━━━ INFORMATION PROVIDED ━━━

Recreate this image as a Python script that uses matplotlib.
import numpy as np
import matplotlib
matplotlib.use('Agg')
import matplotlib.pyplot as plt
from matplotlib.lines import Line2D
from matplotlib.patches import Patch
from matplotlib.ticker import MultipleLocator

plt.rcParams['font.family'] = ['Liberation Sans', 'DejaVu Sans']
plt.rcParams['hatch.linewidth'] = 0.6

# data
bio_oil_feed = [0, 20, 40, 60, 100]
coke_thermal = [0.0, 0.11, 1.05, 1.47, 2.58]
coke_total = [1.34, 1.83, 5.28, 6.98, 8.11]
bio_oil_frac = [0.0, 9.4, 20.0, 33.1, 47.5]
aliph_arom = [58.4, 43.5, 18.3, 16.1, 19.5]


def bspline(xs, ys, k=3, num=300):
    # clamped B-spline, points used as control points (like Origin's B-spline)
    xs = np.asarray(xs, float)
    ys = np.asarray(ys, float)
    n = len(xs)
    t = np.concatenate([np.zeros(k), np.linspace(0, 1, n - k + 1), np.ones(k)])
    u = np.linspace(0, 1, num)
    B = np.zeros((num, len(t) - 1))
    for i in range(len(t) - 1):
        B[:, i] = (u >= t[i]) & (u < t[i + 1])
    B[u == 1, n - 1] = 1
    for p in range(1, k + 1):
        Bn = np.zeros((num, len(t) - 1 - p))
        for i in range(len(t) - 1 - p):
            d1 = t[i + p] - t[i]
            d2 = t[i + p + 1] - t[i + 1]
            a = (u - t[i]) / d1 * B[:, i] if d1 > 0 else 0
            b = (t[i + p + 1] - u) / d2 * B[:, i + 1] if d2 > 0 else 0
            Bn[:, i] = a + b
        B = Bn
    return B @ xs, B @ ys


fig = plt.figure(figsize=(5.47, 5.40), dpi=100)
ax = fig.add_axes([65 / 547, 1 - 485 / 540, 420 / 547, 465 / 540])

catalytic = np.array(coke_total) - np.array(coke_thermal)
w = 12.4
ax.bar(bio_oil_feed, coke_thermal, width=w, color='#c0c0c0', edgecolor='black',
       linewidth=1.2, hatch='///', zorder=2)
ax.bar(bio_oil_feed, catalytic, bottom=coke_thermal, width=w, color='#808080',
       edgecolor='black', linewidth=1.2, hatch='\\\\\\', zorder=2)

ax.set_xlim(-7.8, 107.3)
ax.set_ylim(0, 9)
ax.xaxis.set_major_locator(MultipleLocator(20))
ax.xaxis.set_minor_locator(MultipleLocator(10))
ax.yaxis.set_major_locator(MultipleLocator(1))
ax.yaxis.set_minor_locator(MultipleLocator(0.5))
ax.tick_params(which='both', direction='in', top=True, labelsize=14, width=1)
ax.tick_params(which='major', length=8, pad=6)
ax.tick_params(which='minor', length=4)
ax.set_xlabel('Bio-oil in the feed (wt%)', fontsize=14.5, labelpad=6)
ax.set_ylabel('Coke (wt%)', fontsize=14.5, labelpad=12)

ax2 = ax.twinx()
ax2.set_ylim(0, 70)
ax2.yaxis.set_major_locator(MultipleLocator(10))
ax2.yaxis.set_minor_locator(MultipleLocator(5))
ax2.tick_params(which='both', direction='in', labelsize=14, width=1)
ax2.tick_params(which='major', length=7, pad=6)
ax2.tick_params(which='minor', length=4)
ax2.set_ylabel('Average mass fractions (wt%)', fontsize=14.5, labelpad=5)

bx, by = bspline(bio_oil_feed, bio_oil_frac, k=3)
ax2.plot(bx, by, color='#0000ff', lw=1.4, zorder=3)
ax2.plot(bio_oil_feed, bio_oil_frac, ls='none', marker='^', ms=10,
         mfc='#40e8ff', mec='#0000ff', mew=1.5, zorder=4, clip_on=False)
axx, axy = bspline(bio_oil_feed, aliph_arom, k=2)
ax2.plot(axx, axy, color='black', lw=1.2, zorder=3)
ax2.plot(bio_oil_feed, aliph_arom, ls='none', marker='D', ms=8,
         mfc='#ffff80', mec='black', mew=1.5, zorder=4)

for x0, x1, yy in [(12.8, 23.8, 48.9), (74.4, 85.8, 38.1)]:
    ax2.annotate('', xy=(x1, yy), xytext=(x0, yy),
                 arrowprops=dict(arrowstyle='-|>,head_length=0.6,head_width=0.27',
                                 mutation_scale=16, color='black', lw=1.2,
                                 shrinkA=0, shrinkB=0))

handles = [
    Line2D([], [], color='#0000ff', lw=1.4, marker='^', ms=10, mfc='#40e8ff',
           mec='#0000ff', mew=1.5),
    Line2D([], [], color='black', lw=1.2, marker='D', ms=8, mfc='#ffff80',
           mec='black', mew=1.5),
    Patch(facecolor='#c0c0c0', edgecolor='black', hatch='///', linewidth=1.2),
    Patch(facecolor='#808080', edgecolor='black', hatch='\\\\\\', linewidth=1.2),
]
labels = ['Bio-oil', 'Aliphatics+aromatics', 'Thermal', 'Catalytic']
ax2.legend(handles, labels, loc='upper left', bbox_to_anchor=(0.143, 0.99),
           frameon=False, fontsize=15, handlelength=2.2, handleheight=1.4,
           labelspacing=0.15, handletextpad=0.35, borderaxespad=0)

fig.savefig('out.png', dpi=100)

━━━

REQUIRED WORK — Print, please, the lines from the first line of the material through the line that contains "aliph_arom = [58.4, 43.5, 18.3, 16.1, 19.5]", exactly as written and with nothing added.

TASK RESULT —
Recreate this image as a Python script that uses matplotlib.
import numpy as np
import matplotlib
matplotlib.use('Agg')
import matplotlib.pyplot as plt
from matplotlib.lines import Line2D
from matplotlib.patches import Patch
from matplotlib.ticker import MultipleLocator

plt.rcParams['font.family'] = ['Liberation Sans', 'DejaVu Sans']
plt.rcParams['hatch.linewidth'] = 0.6

# data
bio_oil_feed = [0, 20, 40, 60, 100]
coke_thermal = [0.0, 0.11, 1.05, 1.47, 2.58]
coke_total = [1.34, 1.83, 5.28, 6.98, 8.11]
bio_oil_frac = [0.0, 9.4, 20.0, 33.1, 47.5]
aliph_arom = [58.4, 43.5, 18.3, 16.1, 19.5]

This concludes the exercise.